Thursday

DAY 73

Thursday 22 September 2011

The Big Question: what would the van look like when Charles picked it up? Would Fanouri follow through, do the right thing? Could he do the right thing? How could the little ol' communist mechanic in the tiny town on the small Greek island have the resources to do the body work and do the painting, which by itself sometimes takes two days to dry, and hand it over perfect, before Saturday, when he's just a mechanic, not Earl Scheib, not Rosie the Riveter?

David called first thing in the morning, per instructions. It's done? Great. -- but we can't come over till noon? .... ?? ....OK.
An Ikarian Sky

All this has to be handled culturally delicately. It wasn't  Santa Monica, it wasn't even Athens. Ikaria has been inhabited for seven millenia and they had their own ways there, still mysterious to our friends despite four years residency and speaking pretty good Greek.
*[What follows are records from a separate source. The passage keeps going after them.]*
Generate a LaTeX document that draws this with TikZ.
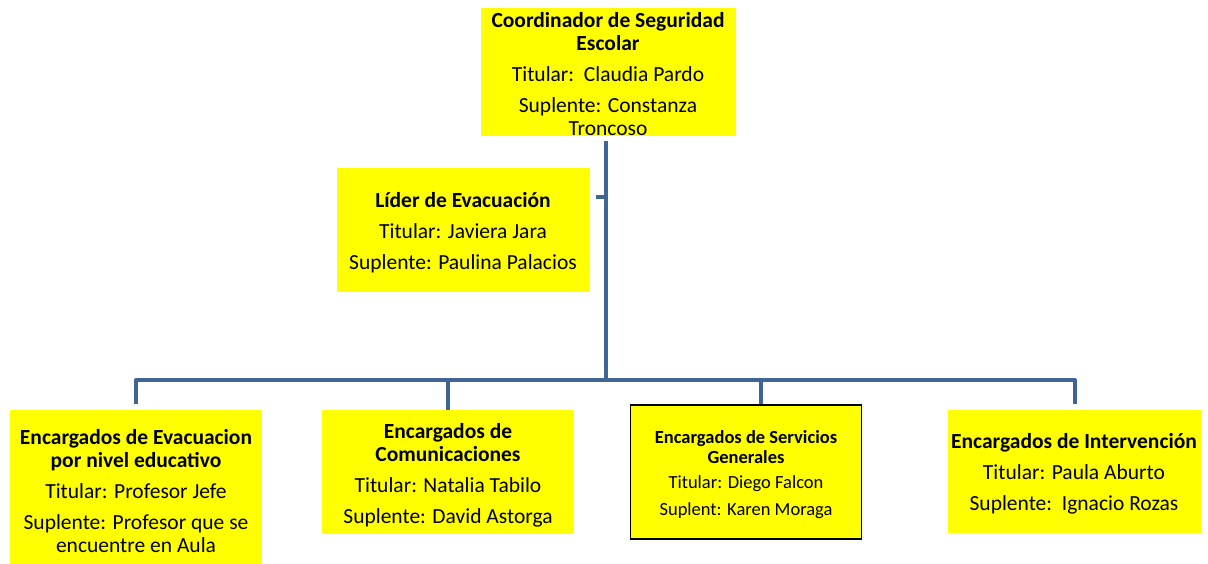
\documentclass[tikz,border=0pt]{standalone}
\usepackage{fontspec}
\setmainfont{Carlito}
\definecolor{boxyellow}{RGB}{255,255,0}
\definecolor{linkblue}{RGB}{62,101,150}
\newcommand{\lift}[1]{\rule{0pt}{#1}}

\begin{document}
\begin{tikzpicture}[x=1pt,y=-1pt,
    cargo/.style={fill=boxyellow,align=center,inner sep=0pt,font=\fontsize{21.5}{23}\selectfont},
    link/.style={draw=linkblue,line width=4pt}]
    \useasboundingbox (0,0) rectangle (1208,564);

    \node[cargo,minimum width=255,minimum height=124] (coord) at (608,72)
        {\lift{20pt}\textbf{Coordinador de Seguridad}\\\textbf{Escolar}\\[8pt]Titular:\ \ Claudia Pardo\\[8pt]Suplente: Constanza\\Troncoso};
    \node[cargo,minimum width=253,minimum height=124] (lider) at (463,230)
        {\lift{21pt}\textbf{Líder de Evacuación}\\[8pt]Titular: Javiera Jara\\[8pt]Suplente: Paulina Palacios};

    \node[cargo,minimum width=252,minimum height=154] (evac) at (136,487)
        {\lift{23pt}\textbf{Encargados de Evacuacion}\\\textbf{por nivel educativo}\\[8pt]Titular: Profesor Jefe\\[8pt]Suplente: Profesor que se\\encuentre en Aula};
    \node[cargo,minimum width=252,minimum height=124] (comu) at (448,472)
        {\lift{21pt}\textbf{Encargados de}\\\textbf{Comunicaciones}\\[8pt]Titular: Natalia Tabilo\\[8pt]Suplente: David Astorga};
    \node[cargo,draw=black,line width=1.5pt,minimum width=231,minimum height=134,
          font=\fontsize{18.5}{20}\selectfont] (serv) at (746,472)
        {\lift{19pt}\textbf{Encargados de Servicios}\\\textbf{Generales}\\[5pt]Titular: Diego Falcon\\[7pt]Suplent: Karen Moraga};
    \node[cargo,minimum width=253,minimum height=123] (inter) at (1074,471)
        {\lift{21pt}\textbf{Encargados de Intervención}\\[8pt]Titular: Paula Aburto\\[8pt]Suplente:\ \ Ignacio Rozas};

    % trunk and bar
    \coordinate (hub) at (606,380);
    \coordinate (stub) at (596,197);
    \draw[link] ([yshift=-5pt]coord.south -| hub) -- (hub);
    \draw[link] (stub) -- (stub -| hub);
    \draw[link,line join=round] (136,404) -- (136,380) -- (1075,380) -- (1075,404);
    \foreach \b/\x in {comu/448,serv/761}{
        \draw[link] (\x,380) -- (\b.north -| \x,0) ++(0,-5);
    }
\end{tikzpicture}
\end{document}
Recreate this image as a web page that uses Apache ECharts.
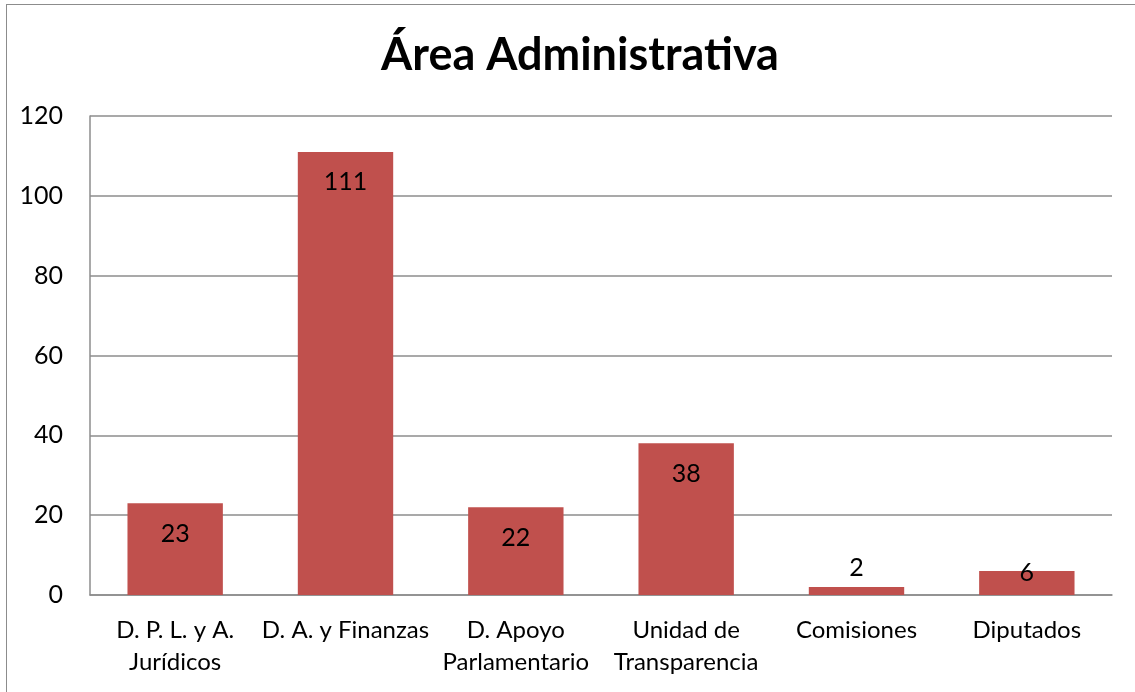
<!DOCTYPE html>
<html>
<head>
<meta charset="utf-8">
<script src="https://cdn.jsdelivr.net/npm/echarts@6/dist/echarts.min.js"></script>
<style>
html,body{margin:0;padding:0;background:#fff;overflow:hidden;width:1135px;height:692px;}
#frame{position:absolute;left:6px;top:4px;width:1129px;height:688px;border-left:1.5px solid #8c8c8c;border-top:1.5px solid #8c8c8c;box-sizing:border-box;}
#chart{position:absolute;left:0;top:0;width:1135px;height:692px;}
</style>
</head>
<body>
<div id="frame"></div>
<div id="chart"></div>
<script>
const titleText = 'Área Administrativa';
const categories = ['D. P. L. y A.\nJurídicos', 'D. A. y Finanzas', 'D. Apoyo\nParlamentario', 'Unidad de\nTransparencia', 'Comisiones', 'Diputados'];
const values = [23, 111, 22, 38, 2, 6];
const yTicks = [0, 20, 40, 60, 80, 100, 120];

const FONT = 'Lato, "Open Sans", sans-serif';
// label placement per bar (styling only)
function labelFor(v) {
  if (v < 4) return { position: 'top', distance: 7 };
  if (v < 10) return { position: 'top', distance: -14 };
  return { position: 'insideTop', distance: 18 };
}

const chart = echarts.init(document.getElementById('chart'), null, { renderer: 'canvas' });
chart.setOption({
  animation: false,
  backgroundColor: 'transparent',
  title: {
    text: titleText,
    left: 575, top: 28, textAlign: 'center',
    textStyle: { fontFamily: FONT, fontWeight: 'bold', fontSize: 45, color: '#000' }
  },
  grid: { left: 90, right: 23, top: 116, bottom: 97, containLabel: false },
  xAxis: {
    type: 'category',
    data: categories,
    axisLine: { lineStyle: { color: '#8c8c8c', width: 1.5 } },
    axisTick: { show: false },
    axisLabel: { interval: 0, margin: 19, color: '#000', fontFamily: FONT, fontSize: 24, lineHeight: 32 }
  },
  yAxis: {
    type: 'value',
    min: yTicks[0], max: yTicks[yTicks.length - 1], interval: 20,
    axisLine: { show: true, lineStyle: { color: '#8c8c8c', width: 1.5 } },
    axisTick: { show: false },
    splitLine: { lineStyle: { color: '#8c8c8c', width: 1.5 } },
    axisLabel: { margin: 27, color: '#000', fontFamily: FONT, fontSize: 25 }
  },
  series: [{
    type: 'bar',
    barCategoryGap: '44%',
    itemStyle: { color: '#C0504D' },
    data: values.map(v => ({
      value: v,
      label: Object.assign({ show: true, color: '#000', fontFamily: FONT, fontSize: 25 }, labelFor(v))
    }))
  }]
});
</script>
</body>
</html>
Apples for making apple sauce

At last visit to turn the van in to the mechanic, the one where Charles learned of our van's sideswipe mishap (but not how, who or when), Fanouri called Charles "my friend" (about 20% of his English vocabulary) and gave him the Greek Communist Youth posters off his wall that Charles had been coveting ("the best mementos of this whole trip, if I could have those") and his too-cool red commie lighter right out of his own pocket. Those were rare and generous gestures, the kind of exchange you can only hope for in a culture this insular and so foreign in its nuance to outsiders, in a place where they never say I'm sorry and rarely thank you. Even for a guy who maybe knew who scraped the van but wasn't saying, maybe a friend or even his own employee -- Americans want to know that stuff, need to know, but on Ikaria it didn't matter. What mattered was he was taking responsibility, and if he smoothed the dents and matched the paint, that was the bottom line, and all would be right in the world. And the Yank had a new friend.

Viola! -- perfect match! No dents or ripples! Bravo, Fanouri!! We took pics (Charles was again wearing his Budapest Communist t-shirt) in front of other posters. When Charles expressed interest in the story on the posters, Fanouri rang up a friend, Yorgo, who spoke some English, and within a few minutes he was there, proudly filling Charles in on a lot of history he was unaware of, of the Greek revolution after WWII, the attempts of the British and then the Americans to install their puppet governments, and more. Fascinating, even though possibly not completely accurate, or at least biased... of course, like when Americans speak about world history from the only perspective they know. But would your mechanic make such a gesture, in the middle of the workday? They had different values there for what was important.
Nicole and Dian getting facials from Robyn
Hooray!!!
Charles left with the van looking the way he had brought it in but with a full tune-up for which he was way undercharged (cost of parts only, probably), and a life experience money couldn't buy. It was hard for him not to say efcharisto, but the handshake was worth a thousand of them.